AI addresses supply chain resilience through predictive analytics and scenario planning that human planners simply cannot match at the scale and speed required. The semiconductor supply chain is uniquely complex—chips might pass through 50+ manufacturing steps across multiple continents, with lead times extending 12-26 weeks and demand signals that shift weekly. AI models ingest data from hundreds of sources: customer forecasts, distributor inventory, logistics tracking, geopolitical risk indicators, even satellite imagery of fab construction—then identify supply-demand mismatches months before they become critical shortages. The practical applications deliver measurable value. AI-powered demand forecasting reduces forecast error by 30-50% compared to traditional statistical methods, particularly for newer product lines with limited history. Predictive analytics identify which components are at highest risk of shortage based on single-source dependencies, geopolitical exposure, or supplier financial health, allowing procurement teams to build strategic inventory buffers or qualify alternate sources proactively. During the 2021-2022 chip shortage, manufacturers with mature AI supply chain systems were able to reallocate production capacity and redirect materials 2-3 weeks faster than competitors, translating to significant revenue protection. That said, AI isn't a silver bullet for all supply chain challenges. It cannot manufacture additional capacity when the entire industry is constrained, and it's only as good as the data sharing between supply chain partners. We see the strongest results when companies combine AI forecasting with digital twin simulations that model how disruptions ripple through their specific supply network. This allows you to test 'what-if' scenarios—like a Taiwan fab going offline or a logistics strike—and pre-build response playbooks. The goal isn't perfect prediction; it's reducing response time from weeks to days when disruptions inevitably occur.

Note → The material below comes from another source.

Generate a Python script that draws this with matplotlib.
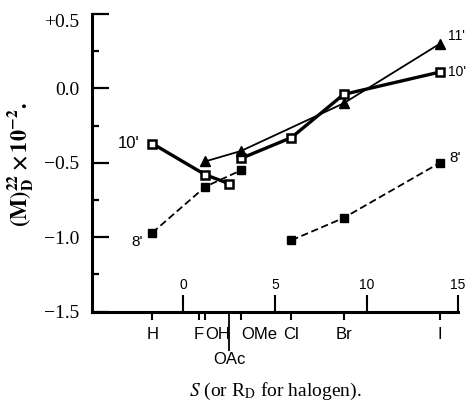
import numpy as np
import matplotlib
matplotlib.use("Agg")
import matplotlib.pyplot as plt
from matplotlib.ticker import FixedLocator, FixedFormatter

# substituent positions on the S (or R_D) scale
subs = ["H", "F", "OH", "OAc", "OMe", "Cl", "Br", "I"]
s_vals = [-1.7, 0.85, 1.2, 2.5, 3.15, 5.9, 8.75, 14.0]
scale_ticks = [0, 5, 10, 15]

# series: None marks a break in the line
keys_10 = ["H", "OH", "OAc", None, "OMe", "Cl", "Br", "I"]
vals_10 = [-0.37, -0.58, -0.64, np.nan, -0.47, -0.33, -0.04, 0.11]
keys_11 = ["OH", "OMe", "Br", "I"]
vals_11 = [-0.49, -0.42, -0.10, 0.30]
keys_8 = ["H", "OH", "OMe", None, "Cl", "Br", "I"]
vals_8 = [-0.97, -0.66, -0.55, np.nan, -1.02, -0.87, -0.50]

pos = dict(zip(subs, s_vals))
def xs(keys):
    return [pos[k] if k is not None else np.nan for k in keys]

sans = ["Liberation Sans", "DejaVu Sans"]
serif = ["Liberation Serif", "DejaVu Serif"]
plt.rcParams["mathtext.fontset"] = "stix"

fig = plt.figure(figsize=(4.66, 4.01), dpi=100)
ax = fig.add_axes([0.197, 0.2227, 0.786, 0.7423])
ax.set_xlim(-5, 15)
ax.set_ylim(-1.5, 0.5)

for sp in ["top", "right"]:
    ax.spines[sp].set_visible(False)
for sp in ["left", "bottom"]:
    ax.spines[sp].set_linewidth(2.2)

# y axis
ax.set_yticks([-1.5, -1.0, -0.5, 0.0, 0.5])
ax.set_yticklabels(["\u22121.5", "\u22121.0", "\u22120.5", "0.0", "+0.5"],
                   family=serif, fontsize=14)
ax.yaxis.set_minor_locator(FixedLocator([-1.25, -0.75, -0.25, 0.25]))
ax.tick_params(axis="y", which="major", direction="in", length=12, width=1.6, pad=9)
ax.tick_params(axis="y", which="minor", direction="in", length=5, width=1.6)
ax.get_yticklabels()[-1].set_va("top")

# substituent ticks below the axis
main_subs = [s for s in subs if s != "OAc"]
ax.xaxis.set_major_locator(FixedLocator([pos[s] for s in main_subs]))
ax.xaxis.set_major_formatter(FixedFormatter(main_subs))
ax.xaxis.set_minor_locator(FixedLocator([pos["OAc"]]))
ax.xaxis.set_minor_formatter(FixedFormatter(["OAc"]))
ax.tick_params(axis="x", which="major", direction="out", length=6, width=1.5, pad=5,
               labelsize=12)
ax.tick_params(axis="x", which="minor", direction="out", length=28, width=1.3, pad=1,
               labelsize=12)
for lab in ax.get_xticklabels(which="both"):
    lab.set_family(sans)
for lab in ax.get_xticklabels():
    if lab.get_text() in ("OH", "OMe"):
        lab.set_ha("left")

# numeric scale above the axis
ax2 = ax.twiny()
ax2.set_xlim(-5, 15)
for sp in ["left", "right", "bottom"]:
    ax2.spines[sp].set_visible(False)
ax2.spines["top"].set_position(("axes", 0))
ax2.spines["top"].set_visible(False)
ax2.set_xticks(scale_ticks)
ax2.set_xticklabels([str(t) for t in scale_ticks], family=sans, fontsize=10)
ax2.tick_params(axis="x", direction="out", length=12, width=1.5, pad=2)

# series
ax.plot(xs(keys_10), vals_10, "-", color="black", lw=2.4, marker="s", ms=6,
        mfc="white", mec="black", mew=1.8, zorder=3)
ax.plot(xs(keys_11), vals_11, "-", color="black", lw=1.3, marker="^", ms=7,
        mfc="black", mec="black", zorder=4)
ax.plot(xs(keys_8), vals_8, "--", color="black", lw=1.3, dashes=(4, 2), marker="s",
        ms=6, mfc="black", mec="black", zorder=2)

# curve labels
ax.text(pos["H"] - 0.7, vals_10[0], "10'", family=sans, fontsize=12,
        ha="right", va="center")
ax.text(pos["H"] - 0.5, vals_8[0] - 0.06, "8'", family=sans, fontsize=11,
        ha="right", va="center")
ax.text(pos["I"] + 0.45, vals_11[-1] + 0.05, "11'", family=sans, fontsize=10,
        ha="left", va="center")
ax.text(pos["I"] + 0.45, vals_10[-1], "10'", family=sans, fontsize=10,
        ha="left", va="center")
ax.text(pos["I"] + 0.5, vals_8[-1] + 0.03, "8'", family=sans, fontsize=11,
        ha="left", va="center")

fig.text(0.045, 0.59, r"$\mathbf{(M)_{D}^{22}\times 10^{-2}.}$", rotation=90,
         ha="center", va="center", fontsize=16)
fig.text(0.59, 0.025, r"$S$ (or R$_{\rm D}$ for halogen).", family=serif,
         fontsize=14, ha="center", va="center")

fig.savefig("out.png", dpi=100)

Start with a high-impact, narrowly-scoped use case where you already have data infrastructure in place and can measure success objectively. For most electronics manufacturers, automated optical inspection (AOI) for PCB assembly or final product testing is the ideal entry point. You're already capturing images from inspection equipment, you have clear pass/fail criteria, and improving defect detection directly impacts your cost of quality. Many AOI vendors now offer AI-enhanced versions of their systems with pre-trained models that you can fine-tune on your specific products, requiring minimal in-house data science expertise. The beauty of starting with inspection is the rapid feedback loop and clear ROI metrics. You can run the AI system in parallel with your existing inspection process for 4-6 weeks, comparing results to validate accuracy before making any process changes. Target metrics like false positive rate (alerts on good products) and false negative rate (missed defects) give you objective proof points for management. A typical implementation might reduce inspection time by 40% while catching 15-20% more defects than manual inspection, with payback periods of 6-12 months including the system cost. Once you've proven value with inspection, expand to predictive maintenance on your highest-value or most troublesome equipment—pick-and-place machines, reflow ovens, or wire bonders that cause the most unplanned downtime. This builds on your initial success while deepening your team's AI capabilities. We strongly recommend partnering with equipment vendors or specialized AI providers for these first projects rather than building from scratch. You'll move faster, reduce risk, and develop internal knowledge about what good AI implementation looks like before tackling more complex applications like demand forecasting or design optimization that require significant custom development.

AI is fundamentally transforming the front-end design process for semiconductors and complex electronics, addressing what's become an unsustainable scaling challenge. As chips approach 100 billion transistors and system-on-chip designs integrate dozens of IP blocks, traditional EDA workflows require thousands of engineer-hours to optimize placement, routing, power delivery, and timing closure. AI-powered EDA tools use reinforcement learning to explore billions of design alternatives that human engineers couldn't evaluate in reasonable timeframes, often discovering non-intuitive optimizations that improve performance by 10-15% while reducing power consumption. Google's use of AI to design their TPU chip floorplans—completing in hours what would take engineers weeks—demonstrated the technology's potential, and major EDA vendors like Synopsys, Cadence, and Siemens have rapidly integrated similar capabilities into their tools. Beyond layout optimization, AI assists with design verification (predicting which corner cases are most likely to fail), analog circuit design (historically very manual), and even architecture exploration (determining optimal core counts, cache sizes, and interconnect topologies). For companies designing custom ASICs or ASSPs, these tools can compress design cycles by 30-40%, which is critical when product lifecycles have shrunk to 18-24 months. Whether to invest depends on your design complexity and competitive positioning. If you're designing chips below 7nm, high-performance processors, or complex mixed-signal devices, AI-enhanced EDA tools have become table stakes—your competitors are already using them. For simpler designs or companies primarily using off-the-shelf components, the ROI is less compelling. We recommend evaluating based on your engineering bottlenecks: if your team spends significant time on iterative optimization, struggling to close timing on critical paths, or missing market windows due to lengthy design cycles, AI-powered EDA delivers measurable value. Start with vendor trials on a current design to benchmark the actual time savings and performance improvements on your specific products rather than relying on generic claims.